三沢F-35A戦闘機の墜落事故、パイロットが空間識失調に陥ったか

三沢F-35A戦闘機の墜落事故、パイロットが空間識失調に陥ったか

ニュース画像 1枚目:F-35A墜落時の航跡概要図
© 航空自衛隊
F-35A墜落時の航跡概要図

航空自衛隊は、2019年4月9日(火)に発生した第3航空団、三沢基地所属のF-35A戦闘機「79-8705」の墜落事故について、操縦していた細見彰里3等空佐が平衡感覚を失った「空間識失調」に陥り、そのことを本人が意識していなかった可能性が高いと推定原因を公表しました。これを受け、再発防止に向けたF-35A操縦者への教育や訓練など対策を徹底する方針です。

墜落は4月9日(火)19時26分30秒ごろと推定、青森県東方太平洋上で、三沢基地の東方およそ135キロメートル付近の洋上で発生しました。「79-8705」は4機編隊の1番機として三沢基地を離陸し、訓練空域でF-35Aの4機で対戦闘機戦闘訓練を実施中、通信が途絶、レーダー航跡が消失しました。
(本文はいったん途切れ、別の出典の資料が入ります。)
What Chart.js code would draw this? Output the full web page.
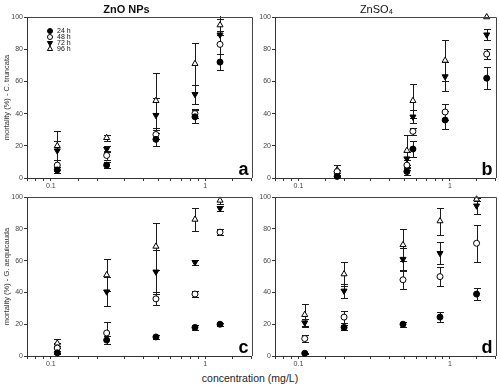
<!DOCTYPE html>
<html>
<head>
<meta charset="utf-8">
<script src="https://cdn.jsdelivr.net/npm/chart.js@4.4.1/dist/chart.umd.min.js"></script>
<style>
  body { margin: 0; background: #fff; }
  #wrap { position: relative; width: 500px; height: 387px; overflow: hidden; }
  canvas { position: absolute; }
  #xtitle { position: absolute; left: 0; width: 500px; top: 372px; text-align: center;
            font: 10.5px 'Liberation Sans', sans-serif; color: #222; }
</style>
</head>
<body>
<div id="wrap">
  <canvas id="pa" width="256" height="192" style="left:0;top:0"></canvas>
  <canvas id="pb" width="244" height="192" style="left:256px;top:0"></canvas>
  <canvas id="pc" width="256" height="180" style="left:0;top:192px"></canvas>
  <canvas id="pd" width="244" height="180" style="left:256px;top:192px"></canvas>
  <div id="xtitle">concentration (mg/L)</div>
</div>
<script>
const hours = ['24 h', '48 h', '72 h', '96 h'];

// panel a - ZnO NPs, C. truncata
const concA = [0.11, 0.23, 0.48, 0.86, 1.25];
const meanA = [
  [5, 8, 24, 38, 72],
  [8, 14, 27, 40, 83],
  [17, 18, 39, 52, 89],
  [20, 25, 48, 71, 95]
];
const sdA = [
  [2, 2, 4, 4, 5],
  [3, 3, 3, 3, 6],
  [6, 2, 11, 6, 12],
  [9, 2, 17, 13, 4]
];

// panel b - ZnSO4, C. truncata
const concB = [0.18, 0.52, 0.57, 0.93, 1.75];
const meanB = [
  [1, 4, 18, 36, 62],
  [4, 8, 29, 41, 77],
  [2, 12, 38, 63, 89],
  [5, 17, 48, 73, 100]
];
const sdB = [
  [0.5, 2, 5, 5.5, 7],
  [1, 3, 2, 5, 3],
  [1, 4, 4, 9, 3.5],
  [3, 10, 10.5, 13, 0]
];

// panel c - ZnO NPs, G. aequicauda
const concC = [0.11, 0.23, 0.48, 0.86, 1.25];
const meanC = [
  [2, 10, 12, 18, 20],
  [5, 14.5, 36, 39, 78],
  [4, 40.5, 53, 59, 93],
  [8, 51, 69, 86, 98]
];
const sdC = [
  [1, 2.5, 1, 1.5, 1],
  [3, 7, 4, 2, 2],
  [2, 9, 14, 1.5, 1.5],
  [3, 10, 15, 7, 2]
];

// panel d - ZnSO4, G. aequicauda
const concD = [0.11, 0.2, 0.49, 0.86, 1.5];
const meanD = [
  [1.7, 18, 20, 24.5, 39],
  [11, 24.5, 48, 50, 71],
  [21, 41, 61, 64.7, 94.6],
  [26, 51.6, 70, 85, 98.7]
];
const sdD = [
  [0.5, 1.5, 1.5, 3, 4],
  [2, 4, 5.5, 6, 11.5],
  [2.5, 4.5, 7, 7, 5],
  [7, 7.5, 10, 8.5, 1]
];

const yTicks = [0, 20, 40, 60, 80, 100];

const markers = [
  { style: 'circle', fill: '#000', rot: 0, r: 3 },
  { style: 'circle', fill: '#fff', rot: 0, r: 3 },
  { style: 'triangle', fill: '#000', rot: 180, r: 3.5 },
  { style: 'triangle', fill: '#fff', rot: 0, r: 3.5 }
];

const FONT = "'Liberation Sans', Arial, sans-serif";

// error bars drawn under the markers
const errorBars = {
  id: 'errorBars',
  beforeDatasetsDraw(chart) {
    const { ctx, chartArea, scales } = chart;
    ctx.save();
    ctx.beginPath();
    ctx.rect(chartArea.left, chartArea.top - 1, chartArea.width, chartArea.height + 1);
    ctx.clip();
    ctx.strokeStyle = '#1a1a1a';
    ctx.lineWidth = 1;
    chart.data.datasets.forEach(ds => {
      ds.data.forEach(p => {
        if (!p.sd) return;
        const x = Math.round(scales.x.getPixelForValue(p.x)) + 0.5;
        const y1 = Math.round(scales.y.getPixelForValue(p.y + p.sd)) + 0.5;
        const y2 = Math.round(scales.y.getPixelForValue(p.y - p.sd)) + 0.5;
        ctx.beginPath();
        ctx.moveTo(x, y1); ctx.lineTo(x, y2);
        ctx.moveTo(x - 3.5, y1); ctx.lineTo(x + 3.5, y1);
        ctx.moveTo(x - 3.5, y2); ctx.lineTo(x + 3.5, y2);
        ctx.stroke();
      });
    });
    ctx.restore();
  }
};

// top and right edge of the plot box
const frame = {
  id: 'frame',
  afterDraw(chart) {
    const { ctx, chartArea: a } = chart;
    ctx.save();
    ctx.strokeStyle = '#444';
    ctx.lineWidth = 1;
    ctx.beginPath();
    ctx.moveTo(Math.round(a.left), Math.round(a.top) + 0.5);
    ctx.lineTo(Math.round(a.right) + 0.5, Math.round(a.top) + 0.5);
    ctx.lineTo(Math.round(a.right) + 0.5, Math.round(a.bottom));
    ctx.stroke();
    ctx.restore();
  }
};

function letter(txt) {
  return {
    id: 'letter',
    afterDraw(chart) {
      const { ctx, chartArea: a } = chart;
      ctx.save();
      ctx.font = 'bold 18px ' + FONT;
      ctx.fillStyle = '#000';
      ctx.textAlign = 'right';
      ctx.textBaseline = 'alphabetic';
      ctx.fillText(txt, a.right - 3, a.bottom - 3);
      ctx.restore();
    }
  };
}

const legendBox = {
  id: 'legendBox',
  afterDraw(chart) {
    const { ctx, chartArea: a } = chart;
    ctx.save();
    ctx.font = '7px ' + FONT;
    ctx.textBaseline = 'middle';
    ctx.textAlign = 'left';
    hours.forEach((h, i) => {
      const m = markers[i];
      const x = a.left + 23;
      const y = a.top + 14 + i * 6;
      ctx.fillStyle = m.fill;
      ctx.strokeStyle = '#000';
      ctx.lineWidth = 1;
      Chart.helpers.drawPoint(ctx, { pointStyle: m.style, radius: m.r - 0.5, rotation: m.rot, borderWidth: 1 }, x, y);
      ctx.fillStyle = '#111';
      ctx.fillText(h, x + 7, y);
    });
    ctx.restore();
  }
};

function makePanel(id, conc, means, sds, opt) {
  const datasets = hours.map((h, k) => ({
    label: h,
    data: conc.map((c, i) => ({ x: c, y: means[k][i], sd: sds[k][i] })),
    pointStyle: markers[k].style,
    pointRotation: markers[k].rot,
    pointRadius: markers[k].r,
    pointHoverRadius: markers[k].r,
    backgroundColor: markers[k].fill,
    borderColor: '#000',
    borderWidth: 1,
    showLine: false,
    clip: false
  }));

  const plugins = [errorBars, frame, letter(opt.letter)];
  if (opt.legend) plugins.push(legendBox);

  new Chart(document.getElementById(id), {
    type: 'scatter',
    data: { datasets },
    plugins,
    options: {
      responsive: false,
      animation: false,
      layout: { padding: { top: opt.padTop, right: 3, left: 0, bottom: 0 } },
      plugins: {
        legend: { display: false },
        tooltip: { enabled: false },
        title: {
          display: !!opt.title,
          text: opt.title || '',
          color: '#111',
          font: { family: FONT, size: 11, weight: opt.titleWeight || 'normal', lineHeight: 1 },
          padding: { top: 4, bottom: 2 }
        }
      },
      scales: {
        x: {
          type: 'logarithmic',
          min: 0.07,
          max: 2,
          afterFit: s => { s.height = opt.xh; },
          border: { display: true, color: '#333', width: 1 },
          grid: { display: true, drawOnChartArea: false, drawTicks: true, tickLength: 3, color: '#333' },
          ticks: {
            autoSkip: false,
            maxRotation: 0,
            padding: 1,
            color: '#444',
            font: { family: FONT, size: 7 },
            callback: v => Math.abs(v - 0.1) < 1e-9 ? '0.1' : (Math.abs(v - 1) < 1e-9 ? '1' : '')
          }
        },
        y: {
          min: 0,
          max: 100,
          afterFit: s => { s.width = opt.yw; },
          afterBuildTicks: s => { s.ticks = yTicks.map(v => ({ value: v })); },
          border: { display: true, color: '#333', width: 1 },
          grid: { display: true, drawOnChartArea: false, drawTicks: true, tickLength: 3, color: '#333' },
          ticks: {
            padding: 1,
            color: '#444',
            font: { family: FONT, size: 7 }
          },
          title: {
            display: !!opt.ytitle,
            text: opt.ytitle || '',
            color: '#333',
            font: { family: FONT, size: 7.5 },
            padding: { top: 2, bottom: 0 }
          }
        }
      }
    }
  });
}

makePanel('pa', concA, meanA, sdA, {
  letter: 'a', legend: true, title: 'ZnO NPs', titleWeight: 'bold', padTop: 0,
  xh: 14, yw: 27, ytitle: 'mortality (%) - C. truncata'
});
makePanel('pb', concB, meanB, sdB, {
  letter: 'b', title: 'ZnSO\u2084', padTop: 0, xh: 14, yw: 19
});
makePanel('pc', concC, meanC, sdC, {
  letter: 'c', padTop: 4, xh: 16, yw: 27, ytitle: 'mortality (%) - G. aequicauda'
});
makePanel('pd', concD, meanD, sdD, {
  letter: 'd', padTop: 4, xh: 16, yw: 19
});
</script>
</body>
</html>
空自は、調査にあたりF-35Aのデータリンクや地上レーダーなどの記録も使用し、原因解明にあたりました。判明した流れは、墜落直前に地上管制機関から、アメリカ軍機との離隔距離をとるための降下指示を受け、当該機は「はい。了解」と送信し、31,500フィート付近で左降下旋回を開始しました。
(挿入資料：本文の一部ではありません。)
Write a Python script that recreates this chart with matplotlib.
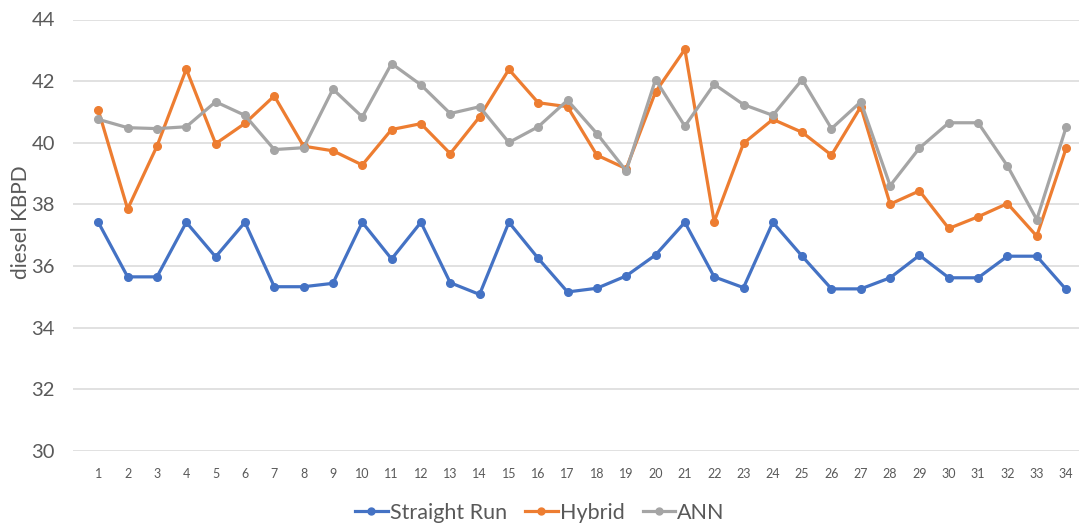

その後、離隔距離をとる左旋回の指示を受け、左旋回後に落ち着いた声で「はい、ノック・イット・オフ(訓練中止)」と送信されました。この間、平均降下率が時速およそ900キロ以上の急降下姿勢で高度を下げ、さらに時速およそ1,100キロ以上の急降下姿勢が継続し、直後に墜落したと推定されています。緊急脱出の形跡も確認されず、機体は激しく損壊し、部品や破片などが海底に散乱していました。

こうした状況から、急降下姿勢で、有効な回復操作が可能な最低高度に至っても回復操作がみられず、「空間識失調」に陥り、本人が意識していなかった可能性が高いとみられます。
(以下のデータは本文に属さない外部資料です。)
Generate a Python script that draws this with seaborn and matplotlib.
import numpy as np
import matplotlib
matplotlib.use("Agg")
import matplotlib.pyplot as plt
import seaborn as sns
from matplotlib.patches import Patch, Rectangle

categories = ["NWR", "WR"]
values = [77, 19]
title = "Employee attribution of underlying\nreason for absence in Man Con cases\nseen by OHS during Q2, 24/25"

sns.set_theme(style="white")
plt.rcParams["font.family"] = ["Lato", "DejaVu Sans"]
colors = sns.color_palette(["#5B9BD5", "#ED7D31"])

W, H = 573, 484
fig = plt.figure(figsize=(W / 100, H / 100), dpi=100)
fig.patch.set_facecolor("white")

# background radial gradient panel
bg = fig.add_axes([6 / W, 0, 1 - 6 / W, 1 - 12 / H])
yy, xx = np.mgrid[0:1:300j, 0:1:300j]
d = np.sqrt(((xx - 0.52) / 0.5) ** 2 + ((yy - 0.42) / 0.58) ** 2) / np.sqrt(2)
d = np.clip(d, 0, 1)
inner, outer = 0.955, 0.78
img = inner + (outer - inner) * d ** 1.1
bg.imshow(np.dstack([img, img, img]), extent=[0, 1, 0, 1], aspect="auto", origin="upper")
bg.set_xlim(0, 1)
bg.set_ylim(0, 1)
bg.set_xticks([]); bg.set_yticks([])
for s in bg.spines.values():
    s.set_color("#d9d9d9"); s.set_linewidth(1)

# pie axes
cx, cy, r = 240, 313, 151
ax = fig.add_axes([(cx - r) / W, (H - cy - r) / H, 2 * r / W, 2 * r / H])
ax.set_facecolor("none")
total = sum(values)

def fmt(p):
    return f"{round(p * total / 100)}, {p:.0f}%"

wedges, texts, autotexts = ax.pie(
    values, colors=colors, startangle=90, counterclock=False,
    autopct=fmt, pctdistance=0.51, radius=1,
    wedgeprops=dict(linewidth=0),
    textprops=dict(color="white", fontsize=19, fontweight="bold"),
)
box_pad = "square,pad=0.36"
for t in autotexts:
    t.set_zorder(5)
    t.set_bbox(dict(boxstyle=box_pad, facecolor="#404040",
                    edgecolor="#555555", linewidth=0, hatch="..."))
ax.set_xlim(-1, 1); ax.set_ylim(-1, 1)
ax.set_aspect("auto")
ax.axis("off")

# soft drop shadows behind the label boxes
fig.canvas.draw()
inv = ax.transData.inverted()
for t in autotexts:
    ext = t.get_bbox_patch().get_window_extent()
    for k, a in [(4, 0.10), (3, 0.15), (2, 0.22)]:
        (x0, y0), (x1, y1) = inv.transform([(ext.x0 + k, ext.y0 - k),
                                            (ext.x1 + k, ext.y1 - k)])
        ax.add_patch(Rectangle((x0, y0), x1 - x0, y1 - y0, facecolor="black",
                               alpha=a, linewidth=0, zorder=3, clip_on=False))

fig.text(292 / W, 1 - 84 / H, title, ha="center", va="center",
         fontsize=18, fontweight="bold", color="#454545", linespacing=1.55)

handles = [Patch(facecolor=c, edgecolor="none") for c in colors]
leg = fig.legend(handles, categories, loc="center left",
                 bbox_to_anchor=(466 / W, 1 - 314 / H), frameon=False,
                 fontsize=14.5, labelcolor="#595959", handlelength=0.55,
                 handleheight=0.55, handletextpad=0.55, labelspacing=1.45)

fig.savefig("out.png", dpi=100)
空自はこれを受け、F-35A操縦者に対する空間識失調の教育を実施するほか、空間識訓練装置やシミュレーターによる訓練を行います。また、可能性が極めて低いものの要因として完全に否定できない重力に起因する意識喪失(G-LOC)への対応として、防止の教育やエンジン制御、操縦や電気系統について機体の特別点検を実施します。